Arrondissements 8, 9
Numbers: 3, 8,
Leading up to the Saint-Lazare station built in 1837 the road was called du Havre in 1845 after the port in Normandy that the station served. The name was extended to include a section of the Rue de la Chaussée-d’Antin with its reference to the Duke of Antin whose town mansion was built there.
The earlier name had been changed during the French Revolution first to Rue Mirabeau le Patriote from 1791 to 1793 and then to Rue du Mont-Blanc from 1793 to 1816. With the Bourbon restoration it had gone back to Chaussée-d’Antin.
The odd numbers in the road are in the 9th arrondissement and the even numbers in the 8th.
Emile Zola was often seen walking in this road, since in 1897 he rented an apartment at No. 3 for Jeanne Rozerot, his mistress and mother of his two children.

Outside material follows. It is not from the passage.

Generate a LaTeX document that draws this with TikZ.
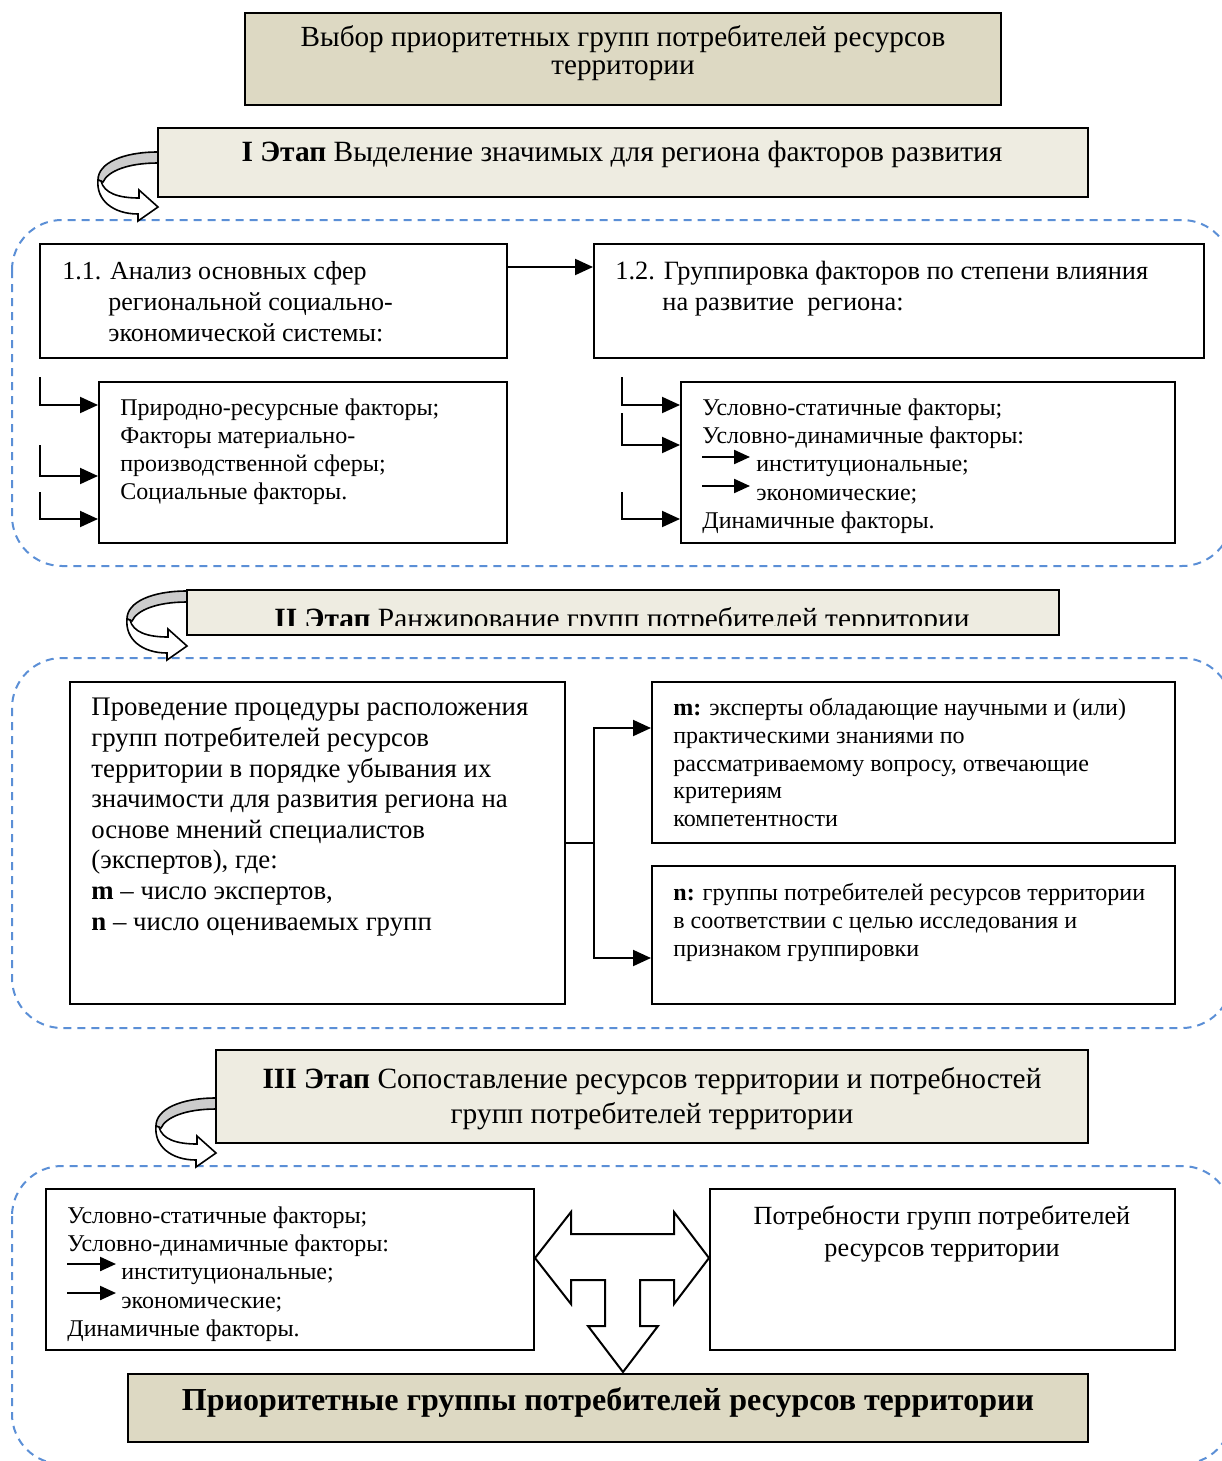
\documentclass[tikz,border=0pt]{standalone}
\usepackage{fontspec}
\setmainfont{Liberation Serif}
\usetikzlibrary{arrows.meta}
\usetikzlibrary{fit}
\usetikzlibrary{positioning}

\definecolor{tan}{RGB}{221,217,195}
\definecolor{paper}{RGB}{238,236,225}
\definecolor{dashblue}{RGB}{91,143,214}

\tikzset{
  box/.style={draw, line width=1pt, inner sep=0pt},
  stagebox/.style={draw, line width=1.2pt, fill=paper, inner sep=0pt},
  titlebox/.style={draw, line width=1.3pt, fill=tan, inner sep=0pt},
  zone/.style={draw=dashblue, line width=1pt, dash pattern=on 4pt off 3pt, rounded corners=25pt},
  txt/.style={inner sep=0pt, align=left, anchor=north west},
  arr/.style={-{Triangle[length=9pt,width=8pt]}, line width=1pt},
  smallarr/.style={-{Triangle[length=8pt,width=7pt]}, line width=1.1pt},
  uturn/.pic={
    \filldraw[fill=gray!40, line width=0.8pt] (0,1) .. controls (-35,1) and (-60,12) .. (-60,29)
      -- (-55,31) .. controls (-50,20) and (-30,12) .. (0,12) -- cycle;
    \filldraw[fill=white, line width=0.8pt] (-57,30) .. controls (-54,42) and (-40,47) .. (-19,47)
      -- (-19,39) -- (0,56) -- (-20,70) -- (-20,63) .. controls (-45,63) and (-62,49) .. (-60,29) -- cycle;
  }
}

\begin{document}
\begin{tikzpicture}[x=0.5pt, y=-0.5pt]
\useasboundingbox (0,0) rectangle (1221,1461);

% dashed zones
\draw[zone] (12,220) rectangle (1232,566);
\draw[zone] (12,658) rectangle (1232,1028);
\draw[zone] (12,1166) rectangle (1232,1464);

% title
\node[titlebox, fit={(245,13) (1001,105)}] (title) {};
\node[inner sep=0pt, align=center, anchor=north, font=\fontsize{14.6}{14}\selectfont] (titletext) at (623,25)
  {Выбор приоритетных групп потребителей ресурсов\\территории};

% stage I
\pic at (158,151) {uturn};
\node[stagebox, fit={(158,128) (1088,197)}] (st1) {};
\node[inner sep=0pt, anchor=north, font=\fontsize{14.7}{16}\selectfont] (st1text) at (622,141)
  {\textbf{I Этап} Выделение значимых для региона факторов развития};

\node[box, fit={(40,244) (507,358)}] (b11) {};
\node[box, fit={(594,244) (1204,358)}] (b12) {};
\node[txt, font=\fontsize{13}{15.5}\selectfont] (b11text) at (62,261)
  {1.1. Анализ основных сфер\\\hspace*{23pt}региональной социально-\\\hspace*{23pt}экономической системы:};
\node[txt, font=\fontsize{13.2}{15.5}\selectfont] (b12text) at (615,261)
  {1.2. Группировка факторов по степени влияния\\\hspace*{23.5pt}на развитие\ \ региона:};
\draw[arr] (b11.east |- 0,267) -- (b12.west |- 0,267);

\node[box, fit={(99,382) (507,543)}] (f1) {};
\node[txt, font=\fontsize{12}{14}\selectfont] (f1text) at (120,398)
  {Природно-ресурсные факторы;\\Факторы материально-\\производственной сферы;\\Социальные факторы.};
\coordinate (s1) at (40,377);
\coordinate (s2) at (40,445);
\coordinate (s3) at (40,492);
\draw[arr] (s1) |- (f1.west |- 0,405);
\draw[arr] (s2) |- (f1.west |- 0,476);
\draw[arr] (s3) |- (f1.west |- 0,519);

\node[box, fit={(681,382) (1175,543)}] (f2) {};
\node[txt, font=\fontsize{12}{14.2}\selectfont] (f2text) at (702,398)
  {Условно-статичные факторы;\\Условно-динамичные факторы:\\\hspace*{27pt}институциональные;\\\hspace*{27pt}экономические;\\Динамичные факторы.};
\coordinate (a1) at (702,457);
\coordinate (a2) at (702,486);
\draw[smallarr] (a1) -- ++(48,0);
\draw[smallarr] (a2) -- ++(48,0);
\coordinate (s4) at (622,377);
\coordinate (s5) at (622,413);
\coordinate (s6) at (622,492);
\draw[arr] (s4) |- (f2.west |- 0,405);
\draw[arr] (s5) |- (f2.west |- 0,445);
\draw[arr] (s6) |- (f2.west |- 0,519);

% stage II
\pic at (187,590) {uturn};
\node[stagebox, fit={(187,590) (1059,635)}] (st2) {};
\begin{scope}
  \clip (187,590) rectangle (1059,625);
  \node[inner sep=0pt, anchor=base, font=\fontsize{14.7}{16}\selectfont] (st2text) at (622,628)
    {\textbf{II Этап} Ранжирование групп потребителей территории};
\end{scope}

\node[box, fit={(70,682) (565,1004)}] (rank) {};
\node[txt, font=\fontsize{13.4}{15.3}\selectfont] (ranktext) at (91,698)
  {Проведение процедуры расположения\\групп потребителей ресурсов\\территории в порядке убывания их\\значимости для развития региона на\\основе мнений специалистов\\(экспертов), где:\\\textbf{m} – число экспертов,\\\textbf{n} – число оцениваемых групп};

\node[box, fit={(652,682) (1175,843)}] (mbox) {};
\node[txt, font=\fontsize{12}{13.9}\selectfont] (mtext) at (673,698)
  {\textbf{m:} эксперты обладающие научными и (или)\\практическими знаниями по\\рассматриваемому вопросу, отвечающие\\критериям\\компетентности};
\node[box, fit={(652,866) (1175,1004)}] (nbox) {};
\node[txt, font=\fontsize{12}{13.9}\selectfont] (ntext) at (673,883)
  {\textbf{n:} группы потребителей ресурсов территории\\в соответствии с целью исследования и\\признаком группировки};

\coordinate (split) at (594,843);
\draw[line width=1pt] (rank.east |- split) -- (split);
\draw[arr] (split) |- (mbox.west |- 0,728);
\draw[arr] (split) |- (nbox.west |- 0,958);

% stage III
\pic at (216,1097) {uturn};
\node[stagebox, fit={(216,1050) (1088,1143)}] (st3) {};
\node[inner sep=0pt, align=center, anchor=north, font=\fontsize{14.7}{17.5}\selectfont] (st3text) at (652,1067)
  {\textbf{III Этап} Сопоставление ресурсов территории и потребностей\\групп потребителей территории};

\node[box, fit={(46,1189) (534,1350)}] (res) {};
\node[txt, font=\fontsize{12}{14.2}\selectfont] (restext) at (67,1206)
  {Условно-статичные факторы;\\Условно-динамичные факторы:\\\hspace*{27pt}институциональные;\\\hspace*{27pt}экономические;\\Динамичные факторы.};
\coordinate (a3) at (67,1264);
\coordinate (a4) at (67,1293);
\draw[smallarr] (a3) -- ++(49,0);
\draw[smallarr] (a4) -- ++(49,0);

\node[box, fit={(710,1189) (1175,1350)}] (needs) {};
\node[inner sep=0pt, align=center, anchor=north, font=\fontsize{13.1}{16}\selectfont] (needstext) at (942,1205)
  {Потребности групп потребителей\\ресурсов территории};

% T-shaped arrow
\draw[line width=1pt, fill=white] (res.east |- 0,1258) -- (571,1212) -- (571,1234) -- (674,1234) -- (674,1212)
  -- (needs.west |- 0,1258) -- (674,1304) -- (674,1280) -- (640,1280) -- (640,1326) -- (658,1326)
  -- (623,1372) -- (588,1326) -- (605,1326) -- (605,1280) -- (571,1280) -- (571,1304) -- cycle;

\node[titlebox, fit={(128,1374) (1088,1442)}] (prio) {};
\node[inner sep=0pt, anchor=north, font=\fontsize{16}{18}\selectfont\bfseries] (priotext) at (608,1387)
  {Приоритетные группы потребителей ресурсов территории};
\end{tikzpicture}
\end{document}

At No. 8 the Lycée Condorcet, opened in 1803, in the relatively recent monastery of the Capucin monks built in 1780 and nationalised in the Revolution, is one of the four oldest secondary schools in Paris.
Besides three former presidents of the Republic, among the leftists who were educated there were Victor Schoelcher and Paul Verlaine, and much more recently Alain Krivine. Jaurès and Sartre both briefly taught philosophy there while Mallarmé taught English.